Su Domani prosegue il Blog mafie, da un’idea di Attilio Bolzoni e curato insieme a Francesco Trotta. Potete seguirlo a questa pagina. Ogni mese un macro-tema, approfondito con un nuovo contenuto al giorno in collaborazione con l’associazione Cosa vostra. Per circa una settimana questa nuova serie sarà dedicata al Festival di Trame 2025


All’ingresso del cimitero di Vallerano, piccolo comune in provincia di Viterbo, si legge: «La disperazione più grave che possa impadronirsi di una società è il dubbio che vivere rettamente sia inutile». Una citazione appartenente allo scrittore calabrese Corrado Alvaro, morto a giugno del 1956 e la cui tomba si trova proprio in quel cimitero.

All’interno del suo Ultimo Diario (1948-1956), pubblicato postumo nel 1959, Alvaro descrive la vita onesta come inutile. Rettitudine e disperazione sono infatti le parole chiave di una condizione che lo Stato italiano si ritrovava a vivere tra la Prima guerra mondiale, l’ascesa e la caduta del fascismo.
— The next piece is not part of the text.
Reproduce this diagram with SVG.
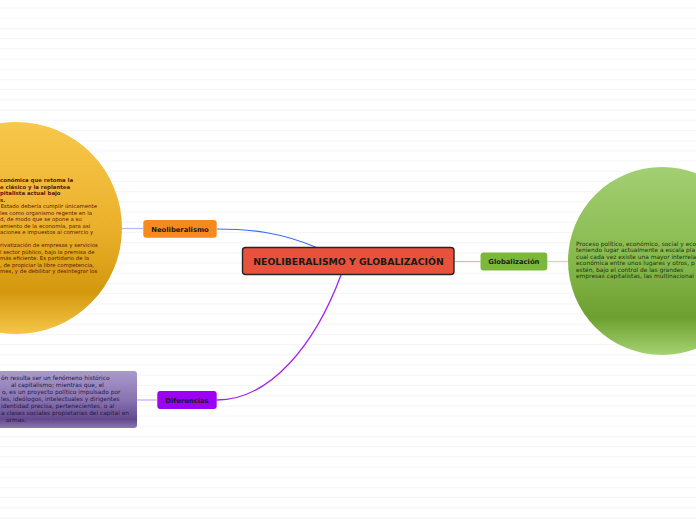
<svg xmlns="http://www.w3.org/2000/svg" width="696" height="520" viewBox="0 0 696 520">
<defs>
<pattern id="stripes" x="0" y="7.5" width="696" height="10.2" patternUnits="userSpaceOnUse">
<rect x="0" y="0" width="696" height="1.1" fill="#f5f5f5"/>
</pattern>
<linearGradient id="gOrange" x1="0" y1="0" x2="0" y2="1">
<stop offset="0" stop-color="#f7c84c"/>
<stop offset="0.5" stop-color="#ebb02b"/>
<stop offset="0.8" stop-color="#d4980e"/>
<stop offset="1" stop-color="#f5c648"/>
</linearGradient>
<linearGradient id="gGreen" x1="0" y1="0" x2="0" y2="1">
<stop offset="0" stop-color="#a3cf73"/>
<stop offset="0.5" stop-color="#86b94b"/>
<stop offset="0.8" stop-color="#6c9f2f"/>
<stop offset="1" stop-color="#a6d272"/>
</linearGradient>
<linearGradient id="gPurple" x1="0" y1="0" x2="0" y2="1">
<stop offset="0" stop-color="#a99acc"/>
<stop offset="0.5" stop-color="#8a74b2"/>
<stop offset="0.85" stop-color="#634a8e"/>
<stop offset="1" stop-color="#8a78b0"/>
</linearGradient>
</defs>
<style>
.node text{font-family:"DejaVu Sans",Verdana,sans-serif;font-weight:bold;text-anchor:middle;fill:#1a1a1a}
.t{font-family:"DejaVu Sans",Verdana,sans-serif;font-size:5.4px}
.t2{font-family:"DejaVu Sans",Verdana,sans-serif;font-size:5.9px}
.b{font-weight:bold}
.conn path{fill:none}
</style>
<rect width="696" height="520" fill="#ffffff"/>
<rect width="696" height="520" fill="url(#stripes)"/>

<g id="connectors" class="conn">
<path d="M216.7 229 C250 229 280 232 318 248" stroke="#3b6cf5" stroke-width="1.2"/>
<path d="M122 228.5 L143.3 228.5" stroke="#aabcf2" stroke-width="1.2"/>
<path d="M341 275 C315 345 270 400 216.7 400" stroke="#a024f2" stroke-width="1.3"/>
<path d="M137 400 L157.3 400" stroke="#cfa6f3" stroke-width="1.2"/>
<path d="M454.3 261.5 L480.5 261.5" stroke="#f5b860" stroke-width="1.1"/>
<path d="M547.3 261.5 L568 261.5" stroke="#f2cc90" stroke-width="1.1"/>
</g>

<g id="neo-detail">
<circle cx="16" cy="228" r="106" fill="url(#gOrange)"/>
<g class="t" fill="#5c1a04">
<text class="b" x="0" y="182">conómica que retoma la</text>
<text class="b" x="0" y="188.5">e clásico y la replantea</text>
<text class="b" x="0" y="195">pitalista actual bajo</text>
<text class="b" x="0" y="201.5">s.</text>
<text x="0.7" y="208">Estado debería cumplir únicamente</text>
<text x="0" y="214.5">les como organismo regente en la</text>
<text x="0" y="221">d, de modo que se opone a su</text>
<text x="0" y="227.5">amiento de la economía, para así</text>
<text x="0" y="234">aciones e impuestos al comercio y</text>
<text x="0" y="247">rivatización de empresas y servicios</text>
<text x="0" y="253.5">l sector público, bajo la premisa de</text>
<text x="0" y="260">más eficiente. Es partidario de la</text>
<text x="0" y="266.5">, de propiciar la libre competencia,</text>
<text x="0" y="273">mes, y de debilitar y desintegrar los</text>
</g>
</g>

<g id="glob-detail">
<circle cx="662" cy="261" r="94" fill="url(#gGreen)"/>
<g class="t2" fill="#26330f">
<text x="576" y="245.5">Proceso político, económico, social y eco</text>
<text x="576" y="252">teniendo lugar actualmente a escala pla</text>
<text x="576" y="258.5">cual cada vez existe una mayor interrela</text>
<text x="576" y="265">económica entre unos lugares y otros, p</text>
<text x="576" y="271.5">estén, bajo el control de las grandes</text>
<text x="576" y="278">empresas capitalistas, las multinacional</text>
</g>
</g>

<g id="dif-detail">
<rect x="-6" y="371" width="143" height="57" rx="3" fill="url(#gPurple)"/>
<g class="t2" fill="#261a3a">
<text x="1" y="380">ón resulta ser un fenómeno histórico</text>
<text x="11" y="387">al capitalismo; mientras que, el</text>
<text x="2" y="394">o, es un proyecto político impulsado por</text>
<text x="1" y="401">les, ideólogos, intelectuales y dirigentes</text>
<text x="1" y="408">identidad precisa, pertenecientes, o al</text>
<text x="1" y="415">a clases sociales propietarias del capital en</text>
<text x="6" y="422">ormas.</text>
</g>
</g>

<g id="central" class="node">
<rect x="242.5" y="247.5" width="211.5" height="27" rx="3" fill="#e8513c" stroke="#262626" stroke-width="1.4"/>
<text x="348.5" y="265" font-size="9.3">NEOLIBERALISMO Y GLOBALIZACIÓN</text>
</g>

<g id="neoliberalismo" class="node">
<rect x="143.3" y="220" width="73.4" height="17.8" rx="3" fill="#f58b1f"/>
<text x="180" y="231.5" font-size="6.8">Neoliberalismo</text>
</g>

<g id="diferencias" class="node">
<rect x="157.3" y="391" width="59.4" height="18" rx="3" fill="#9c00f5"/>
<text x="187" y="402.5" font-size="6.8">Diferencias</text>
</g>

<g id="globalizacion" class="node">
<rect x="480.5" y="252.5" width="66.8" height="18" rx="3" fill="#7bb83a"/>
<text x="513.9" y="264" font-size="6.8">Globalización</text>
</g>
</svg>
Eppure, lo è ancora oggi.

Se il vincitore del premio Strega del 1951 affermava come la società fosse preda, quasi ostaggio, della disonestà e come il sentirsi inermi portasse alla rassegnazione, allora quali possibilità ha quella stessa società di potersi sentire veramente libera, anche nel 2025? Alvaro nacque 130 anni fa a San Luca (Rc) e visse l’alternanza di pensiero, la rotta impervia, violenta e sommessa dell’Italia che si trascinava a passi lenti. Verso un futuro che tutto aveva, fuorché certo e sicuro. Non è stato lui al sicuro. Lui che, 100 anni fa nel maggio 1925, firmò il Manifesto degli intellettuali non fascisti, chiamato anche Antimanifesto, di Benedetto Croce.

Tutto quello che l’autore e giornalista mostrava, in romanzi e articoli, era la mancanza prepotente della libertà. La libertà di vivere in una società senza paura di agire, di essere, di diventare onesti. Un’onestà che Alvaro riconduce alla disperazione. Si è onesti sì, ma disperati. Si è disperati perché rassegnati, schiacciati dall’illegalità. Ciò che nella nostra epoca ricomincia a sentirsi forte e chiara.

Con in mano quelle taglienti parole di Corrado Alvaro, il Festival dei libri sulle mafie Trame, che si tiene a Lamezia Terme dal 17 al 22 giugno e giunto alla sua 14esima edizione, porta sul palco e tra la gente la tematica “Liberi Liberi” caratterizzata dal tributo alla memoria di due figure simbolo dell’antimafia: Giancarlo Siani, giovane giornalista ucciso dalla camorra 40 anni fa, e Francesco Ferlaino, primo magistrato assassinato dalla ’ndrangheta in Calabria 50 anni fa.

La nuova edizione di Trame verte su quei concetti di memoria e libertà, di onestà e società che dovrebbero camminare insieme senza mai separarsi. E, proprio in memoria anche di Alvaro, tentare di rendere giustizia alle parole e ai gesti di chi non ha mai smesso di lottare. Lottare per una società, come quella italiana, che deve ancora avere un forte bisogno di credere nella rettitudine e non nella sua inutilità.